Com a pauta de votações constantemente obstruída por medidas provisórias e as sessões de todas as quarta-feiras ocupadas com votações dos processos de cassação dos deputados envolvidos no mensalão, a Câmara tem poucas perspectivas de avançar na pauta. Na quarta-feira, por exemplo, a ordem do dia prevê apreciação do parecer do Conselho de Ética e Decoro Parlamentar sobre suposto envolvimento do deputado Vadão Gomes no esquema do mensalão.

Quando a pauta da Câmara for desobstruída, o primeiro item que aguarda votação é a proposta de emenda constitucional que altera o Sistema Tributário Nacional. São quase nulas as chances de votação dessa proposta, considerando que uma emenda constitucional exige dois turnos de votação e sua aprovação, no mínimo 803 votos favoráveis.

Com o início da Copa do Mundo, a realização das convenções partidárias em junho e o esvaziamento que normalmente já ocorre nesse período do ano, por causa das festas juninas, deputados da oposição prevêem dificuldades até para votação da Lei de Diretrizes Orçamentárias (LDO) neste semestre.

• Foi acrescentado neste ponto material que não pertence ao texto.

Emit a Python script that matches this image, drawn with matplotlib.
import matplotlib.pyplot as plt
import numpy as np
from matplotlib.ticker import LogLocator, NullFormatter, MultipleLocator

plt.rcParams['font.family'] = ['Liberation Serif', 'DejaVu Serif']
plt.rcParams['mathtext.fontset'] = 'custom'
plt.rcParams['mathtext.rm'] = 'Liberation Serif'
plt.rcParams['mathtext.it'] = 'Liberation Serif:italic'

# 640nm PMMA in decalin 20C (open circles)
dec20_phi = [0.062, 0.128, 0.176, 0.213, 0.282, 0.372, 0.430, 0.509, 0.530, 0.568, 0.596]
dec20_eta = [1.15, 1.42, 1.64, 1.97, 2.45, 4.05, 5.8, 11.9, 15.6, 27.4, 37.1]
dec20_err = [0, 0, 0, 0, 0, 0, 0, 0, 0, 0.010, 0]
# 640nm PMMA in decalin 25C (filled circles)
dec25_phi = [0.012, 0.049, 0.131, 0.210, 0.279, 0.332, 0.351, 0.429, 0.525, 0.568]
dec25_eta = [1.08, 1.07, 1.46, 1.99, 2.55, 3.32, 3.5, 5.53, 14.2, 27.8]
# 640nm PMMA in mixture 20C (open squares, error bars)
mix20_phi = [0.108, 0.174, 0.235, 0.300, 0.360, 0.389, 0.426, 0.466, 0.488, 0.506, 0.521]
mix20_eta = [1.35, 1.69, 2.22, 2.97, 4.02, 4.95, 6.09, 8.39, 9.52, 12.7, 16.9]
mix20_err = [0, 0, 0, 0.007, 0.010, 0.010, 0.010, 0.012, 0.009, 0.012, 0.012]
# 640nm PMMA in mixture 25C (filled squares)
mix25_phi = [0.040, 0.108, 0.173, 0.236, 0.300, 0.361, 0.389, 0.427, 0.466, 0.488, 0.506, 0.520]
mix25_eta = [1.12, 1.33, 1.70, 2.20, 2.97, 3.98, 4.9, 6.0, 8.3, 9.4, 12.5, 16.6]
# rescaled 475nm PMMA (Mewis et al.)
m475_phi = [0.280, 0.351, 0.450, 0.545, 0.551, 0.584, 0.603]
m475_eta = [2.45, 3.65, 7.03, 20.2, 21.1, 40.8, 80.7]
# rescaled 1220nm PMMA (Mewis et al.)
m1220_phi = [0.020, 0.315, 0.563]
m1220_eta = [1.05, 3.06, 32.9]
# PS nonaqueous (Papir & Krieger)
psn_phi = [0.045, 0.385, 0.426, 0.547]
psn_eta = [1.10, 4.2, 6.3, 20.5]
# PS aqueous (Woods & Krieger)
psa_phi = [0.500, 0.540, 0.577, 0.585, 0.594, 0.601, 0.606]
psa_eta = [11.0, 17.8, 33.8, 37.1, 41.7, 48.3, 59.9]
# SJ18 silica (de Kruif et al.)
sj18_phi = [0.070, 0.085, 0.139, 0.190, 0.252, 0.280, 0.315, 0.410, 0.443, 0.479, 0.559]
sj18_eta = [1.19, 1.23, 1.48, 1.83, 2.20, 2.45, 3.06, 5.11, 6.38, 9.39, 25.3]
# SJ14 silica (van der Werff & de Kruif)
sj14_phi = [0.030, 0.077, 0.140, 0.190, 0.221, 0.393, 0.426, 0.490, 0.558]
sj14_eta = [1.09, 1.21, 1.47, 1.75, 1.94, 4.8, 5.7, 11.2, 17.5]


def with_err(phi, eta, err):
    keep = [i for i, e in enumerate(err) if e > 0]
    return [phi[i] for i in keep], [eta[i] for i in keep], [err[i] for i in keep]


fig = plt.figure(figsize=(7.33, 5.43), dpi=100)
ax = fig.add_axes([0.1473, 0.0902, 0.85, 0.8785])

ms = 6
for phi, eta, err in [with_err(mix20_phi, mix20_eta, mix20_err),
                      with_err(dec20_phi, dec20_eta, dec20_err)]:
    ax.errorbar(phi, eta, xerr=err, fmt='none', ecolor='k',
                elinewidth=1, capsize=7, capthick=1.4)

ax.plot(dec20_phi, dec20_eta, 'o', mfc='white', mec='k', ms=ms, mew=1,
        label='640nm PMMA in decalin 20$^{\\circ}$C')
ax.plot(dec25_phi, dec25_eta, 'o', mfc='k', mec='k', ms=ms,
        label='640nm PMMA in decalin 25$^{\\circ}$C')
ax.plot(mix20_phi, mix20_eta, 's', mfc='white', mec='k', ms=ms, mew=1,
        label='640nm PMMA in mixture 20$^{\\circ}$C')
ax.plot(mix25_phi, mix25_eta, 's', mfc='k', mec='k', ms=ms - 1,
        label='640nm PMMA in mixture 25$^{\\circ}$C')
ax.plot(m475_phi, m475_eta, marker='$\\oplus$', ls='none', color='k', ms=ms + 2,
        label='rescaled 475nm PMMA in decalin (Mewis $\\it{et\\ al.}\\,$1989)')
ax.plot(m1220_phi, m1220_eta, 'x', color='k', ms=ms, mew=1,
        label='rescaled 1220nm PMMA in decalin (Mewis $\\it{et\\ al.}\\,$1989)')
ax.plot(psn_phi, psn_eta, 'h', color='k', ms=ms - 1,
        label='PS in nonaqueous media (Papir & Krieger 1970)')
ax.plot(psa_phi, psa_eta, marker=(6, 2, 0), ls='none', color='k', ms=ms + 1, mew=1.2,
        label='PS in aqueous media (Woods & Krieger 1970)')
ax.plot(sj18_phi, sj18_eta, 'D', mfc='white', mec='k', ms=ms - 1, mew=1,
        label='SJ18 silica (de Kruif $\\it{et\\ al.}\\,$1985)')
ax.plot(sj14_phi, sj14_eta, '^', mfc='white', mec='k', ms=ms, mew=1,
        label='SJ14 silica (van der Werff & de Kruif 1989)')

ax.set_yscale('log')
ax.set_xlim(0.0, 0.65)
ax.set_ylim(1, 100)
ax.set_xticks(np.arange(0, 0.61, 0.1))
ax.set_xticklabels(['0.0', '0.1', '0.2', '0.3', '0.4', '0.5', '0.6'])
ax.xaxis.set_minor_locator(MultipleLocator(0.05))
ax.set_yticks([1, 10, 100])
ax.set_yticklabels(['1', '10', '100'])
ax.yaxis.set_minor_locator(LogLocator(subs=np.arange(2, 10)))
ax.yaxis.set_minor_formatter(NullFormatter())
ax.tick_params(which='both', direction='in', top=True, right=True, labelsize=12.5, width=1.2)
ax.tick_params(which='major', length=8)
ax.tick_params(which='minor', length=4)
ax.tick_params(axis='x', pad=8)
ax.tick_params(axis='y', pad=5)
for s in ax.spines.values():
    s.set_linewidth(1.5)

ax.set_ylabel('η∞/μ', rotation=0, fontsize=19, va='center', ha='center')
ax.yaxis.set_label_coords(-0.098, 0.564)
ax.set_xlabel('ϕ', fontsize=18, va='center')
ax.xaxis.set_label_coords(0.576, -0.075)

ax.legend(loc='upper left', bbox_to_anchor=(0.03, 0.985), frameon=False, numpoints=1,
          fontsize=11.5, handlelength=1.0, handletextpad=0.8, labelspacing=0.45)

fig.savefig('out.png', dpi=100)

É bom lembrar que, pela Constituição, o Congresso só entra em recesso legislativo no mês de julho quando a LDO estiver votada.

As últimas denúncias envolvendo deputados com a Operação Sanguessuga aumentaram a turbulência política e dificultaram ainda mais as votações no plenário, já comprometidas com os processos de cassação dos chamados mensaleiros.

As acusações de pagamento a parlamentares da base em troca de apoio político ao governo atingiram quatro líderes de partidos aliados ao presidente Lula - PT, PMDB, PL, PP, além de presidentes de três partidos (PL, PTB e PP). Isso desestruturou a bancada governista na Câmara.